Si sbagliava, però, di grosso. Perché il clima era completamente cambiato. Perché, di lì a poco, ci sarebbe stato l’attacco alle Torri gemelle. E perché la versione israeliana dei fatti (“noi vogliamo la pace ma sono i nostri interlocutori che non la vogliono; e non la vogliono perché hanno sempre in mente la distruzione di Israele”) sarebbe stata, per l’Occidente, il pretesto ideale per non occuparsi più della faccenda.

Ne sarebbe seguita una lunga discesa verso il nulla. Segnata da interventi vergognosamente falliti: l’Obama che parte lancia in resta considerando la soluzione del problema palestinese, esigenza prioritaria in vista della costruzione di un nuovo ordine democratico nell’area e chiude, vedendosi denunciato, nel suo stesso paese e a Camere riunite, da Netanyahu come nuovo Chamberlain. Ma anche da tante occasioni perdute: nulla, ma proprio nulla, per la Palestina o, almeno, per i palestinesi, nei vari accordi d’Abramo conclusi con gli stati del Golfo.

A tutto ciò si aggiunge il totale discredito dell’Autorità palestinese: in vana ricerca di una qualche legittimazione internazionale; di fatto subordinata nei confronti di Israele nel garantire la sicurezza di quest’ultimo in Cisgiordania; corrotta e inefficace, così da non corrispondere alle esigenze più elementari del suo popolo. Con la conseguente completa perdita di fiducia sulla sua leadership come sulla realizzabilità della formula dei due popoli due stati.

Arriviamo così, agli inizi degli anni venti, ad un momento in cui tutte le opzioni sembrano tornare in discussione. Momento che, non a caso, coincide con la simultanea sconfitta di Trump e di Netanyahu. Un momento in cui si manifesta la concreta possibilità di una stabilizzazione della situazione: da una parte una tregua formalmente concordata con Hamas, dall’altra un progetto a tutto campo tendente al miglioramento, individuale e collettivo, delle condizioni di vita degli arabi, in Israele, come a Gaza e nei territori occupati.

Non sapremo mai quando, come e dove questo progetto si è incagliato. Quello che è certo è che ha trovato scatenata, in opposizione, una destra sempre più radicalizzata. E, soprattutto, un sostegno del tutto insufficiente da parte americana. La più consapevole, teoricamente, della necessità di avere un Medio oriente pacificato; la meno disposta a pagare il prezzo necessario per ottenere questo obbiettivo. Che si tratti di ridimensionare un sanzioniamo dai tratti pavloviani; o di spendere i soldi necessari a sostegno di un accordo.

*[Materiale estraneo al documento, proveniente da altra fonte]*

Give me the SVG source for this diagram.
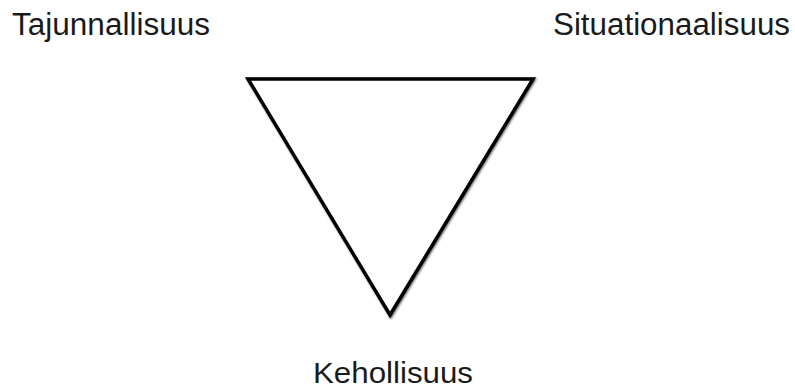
<svg xmlns="http://www.w3.org/2000/svg" width="795" height="390" viewBox="0 0 795 390">
<style>
.lbl{font-family:"Liberation Sans",Arial,sans-serif;font-size:31px;fill:#1a1a1a}
.tri{fill:#ffffff;stroke:#000000;stroke-width:3.5;stroke-linejoin:miter}
</style>
<defs>
<filter id="sh" x="-10%" y="-10%" width="120%" height="120%">
<feGaussianBlur in="SourceAlpha" stdDeviation="1.2" result="b"/>
<feOffset in="b" dx="0.5" dy="1" result="o"/>
<feComponentTransfer in="o" result="s"><feFuncA type="linear" slope="0.6"/></feComponentTransfer>
<feMerge><feMergeNode in="s"/><feMergeNode in="SourceGraphic"/></feMerge>
</filter>
</defs>
<rect width="795" height="390" fill="#ffffff"/>
<g id="triangle">
<polygon class="tri" filter="url(#sh)" points="248,79 533,79 390,315"/>
</g>
<g id="connectors"></g>
<g id="node-tajunnallisuus"><text class="lbl" x="12" y="35" textLength="198" lengthAdjust="spacingAndGlyphs">Tajunnallisuus</text></g>
<g id="node-situationaalisuus"><text class="lbl" x="553" y="35" textLength="237" lengthAdjust="spacingAndGlyphs">Situationaalisuus</text></g>
<g id="node-kehollisuus"><text class="lbl" x="313" y="383" style="font-size:30px" textLength="160" lengthAdjust="spacingAndGlyphs">Kehollisuus</text></g>
</svg>
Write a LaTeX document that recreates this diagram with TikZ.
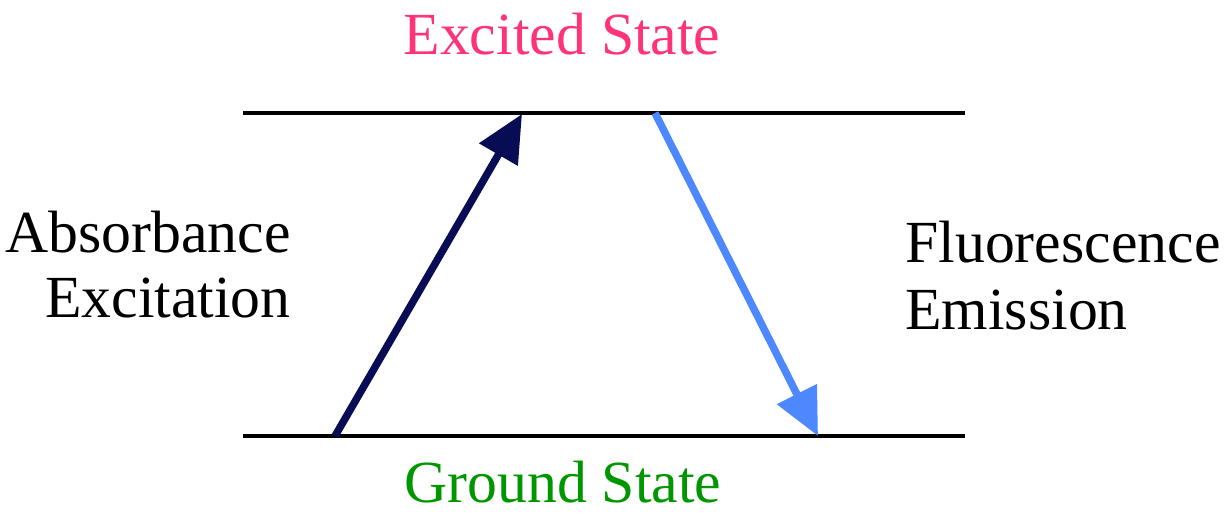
\documentclass[tikz,border=0pt]{standalone}
\usepackage{fontspec}
\setmainfont{Liberation Serif}
\usetikzlibrary{arrows.meta}
\definecolor{cpink}  {RGB}{255, 51,119}
\definecolor{cgreen} {RGB}{  0,150,  0}
\definecolor{cnavy}  {RGB}{  8, 12, 85}
\definecolor{cblue}  {RGB}{ 77,136,255}
\tikzset{
  lvl/.style={line width=0.08cm, black},
  txt/.style={font=\rmfamily\fontsize{34}{37}\selectfont, inner sep=0pt, anchor=base},
  arr/.style={line width=0.15cm, -{Triangle[length=0.94cm, width=0.86cm]}},
  pxgrid/.style={x=0.02cm, y=-0.02cm},
}

\begin{document}
\begin{tikzpicture}[pxgrid]
  \useasboundingbox (0,0) rectangle (1226,516);

  % ── Energy levels ──────────────────────────────────────────────────────────
  \coordinate (exl) at (243,113);
  \coordinate (exr) at (965,113);
  \coordinate (grl) at (243,436);
  \coordinate (grr) at (965,436);
  \draw[lvl] (exl) -- (exr);
  \draw[lvl] (grl) -- (grr);

  % ── Transition end points ─────────────────────────────────────────────────
  \coordinate (absfrom) at (335,436);
  \coordinate (absto)   at (522,114);
  \coordinate (emfrom)  at (655,113);
  \coordinate (emto)    at (818,436);

  % ── Labels ────────────────────────────────────────────────────────────────
  \node[txt, text=cpink]  at (562,55)  (exc)  {Excited State};
  \node[txt, text=cgreen] at (563,502) (gnd)  {Ground State};
  \node[txt, anchor=base east] at (291,253) (abs1) {Absorbance};
  \node[txt, anchor=base east] at (291,318) (abs2) {Excitation};
  \node[txt, anchor=base west] at (905,263) (fl1)  {Fluorescence};
  \node[txt, anchor=base west] at (905,330) (fl2)  {Emission};

  % ── Arrows ────────────────────────────────────────────────────────────────
  \draw[arr, cnavy] (absfrom) -- (absto);
  \draw[arr, cblue] (emfrom)  -- (emto);
\end{tikzpicture}
\end{document}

Di qui un immobilismo che porterà alla disgregazione della coalizione anti Netanyahu. A nuove elezioni. E al ritorno di quest’ultimo, grazie all’alleanza con un’estrema destra, espressione di un radicalismo eversore.

Da allora in poi, il quadro è radicalmente cambiato. Prima, eravamo di fronte ad eventi in qualche modo scontati, frutto di un copione segnato dalla vittoria totale di uno dei contendenti e dalla scomparsa dalla scena dell’altro. E, perciò stesso, oggetto di una indifferenza generale, intervallata da crisi momentaneamente coinvolgenti ma, comunque, destinate a rientrare. Oggi, siamo diventati, tutti, partecipi di una crisi di una violenza potenzialmente incontrollabile, segnata dall’alternativa drammatica tra un negoziato che abbia al suo centro il problema palestinese e lo scoppio di una guerra generalizzata all’insegna dell’ “occidente contro il resto del mondo”.

In questa prospettiva, le azioni barbariche compiute da Hamas vanno condannate senza riserve ma anche valutate per quello che intendevano produrre: una rappresaglia indiscriminata dalla portata nettamente maggiore e senza nessuna possibilità di concludersi con l’auspicata vittoria definitiva di Israele. E con riflessi, a livello di pubblica opinione, del tutto negativi e con possibilità di escalation sempre maggiori. E, nel contempo, un alt definitivo ai processi di normalizzazione in atto, tutti compiuti alle spalle dei palestinesi.

Non a caso, allora, le grandi manifestazioni in atto nel nostro paese, e non solo, prendendo nettamente le distanze dalle azioni di Hamas, non inneggiano a vittorie future ma spingono verso ogni possibile mediazione.

La partita è ancora aperta. E, nel nostro piccolo, faremo tutto il possibile perché essa venga percepita per quello che è per le opzioni che apre. Di guerrieri da tastiera nel nostro paese ce ne sono fin troppi; sino a ritenere la polemica nei loro confronti un sostegno ad un’azione di igiene mentale collettiva.